The achievement of Vision 2016 – as I said when I went round the country in April and May and saw what needs to be done to be food-sufficient in this country. Every Gambian should realise that food is becoming a weapon. A very dangerous weapon for that matter.
A normal human being can resist poverty for months, years, even abject poverty, but nobody can resist hunger for the week. Agriculture is directly linked to the health of the nation and if you want to develop your country, your people must be healthy and eat wholesome food. Now you cannot assure the people have a healthy diet if they all depend on imported food consumption.
We do not even know what they have put in these foods. There are certain food products produced in Europe that you find in Africa. In Europe they are banned, they will not be eaten there.
How can we be independent when our food comes from outside? The Gambian solution is that we have to grow what we eat and eat what we grow – and that is what Vision 2016 is all about.
By 2016 we are not going to allow the importation of basic food items into this country, we will have to grow what we eat, and eat what we grow here! And it is achievable by the grace of the almighty Allah and I make sure to lead by example in this agricultural revolution.
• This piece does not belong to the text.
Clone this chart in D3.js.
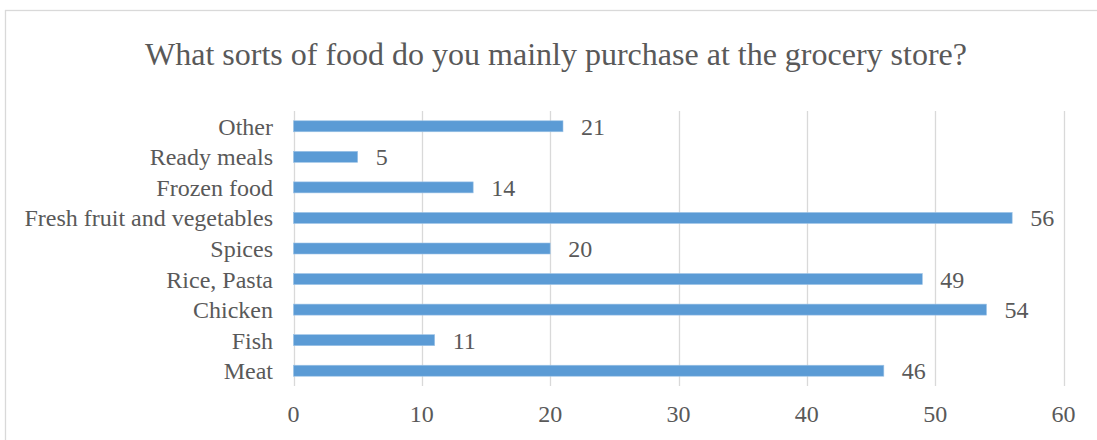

How essential has the empowering and incentivising of women been in the past 20 years?
The natural laws of our culture, the natural laws of our society, give power and respect to our women. But while you will always hear all these stories by the West that women are disenfranchised and oppressed, they don’t say that in just these 20 years we have been in power, for the first time women are holding key positions in my government. I have the longest serving vice president in probably the entire African continent and no Gambian woman was ever an MP or held a position of power for 400 years of British occupation. So who really cares about gender equality in this country? The British or me? In fact nowhere in Africa, as far as I am concerned, did the British put any African woman in the colonial administration at a key position of any kind. While they preach to us about equality today, can anyone point out one Nigerian, Gambian, Ghanaian or Zambian woman who was prominent in the British colonial governments? Human rights were not an issue until Africans became independent. During the colonial era there were no human rights institutions. After our independence, they have become champions of human rights. Africans are not fools as they thought we were then, nobody can hoodwink us anymore. Now from day one, we were the first military government to put women in cabinet; from the transition as a military government we had women in the government, we had three women – the education minister, the tourism minister, the youth minister – and from 1994 to date, women have occupied the Vice Presidential position, been the minister of finance, minister of justice, the minister of health.
Finally, what is going to be your legacy?
I think equitable distribution of the national cake will be one. I want to make sure everyone gets to have a share. To achieve that, education and employment must play a major part. I want to make sure Gambians have access to both, not just on merit but because they have a right as citizens, and not because they know someone in the echelons of power. Nothing apart from outer space should be the limit for us in terms of education and equal opportunities for all. We have achieved a lot in just 20 years and I know we will excel and achieve even more in years to come. I will also make sure that five years from now, it is westerners who will be cleaning our streets. I want whoever lives in this country in 1,000 years’ time, to remember my name for the good we have done. For now we already have a million reasons to celebrate our revolution.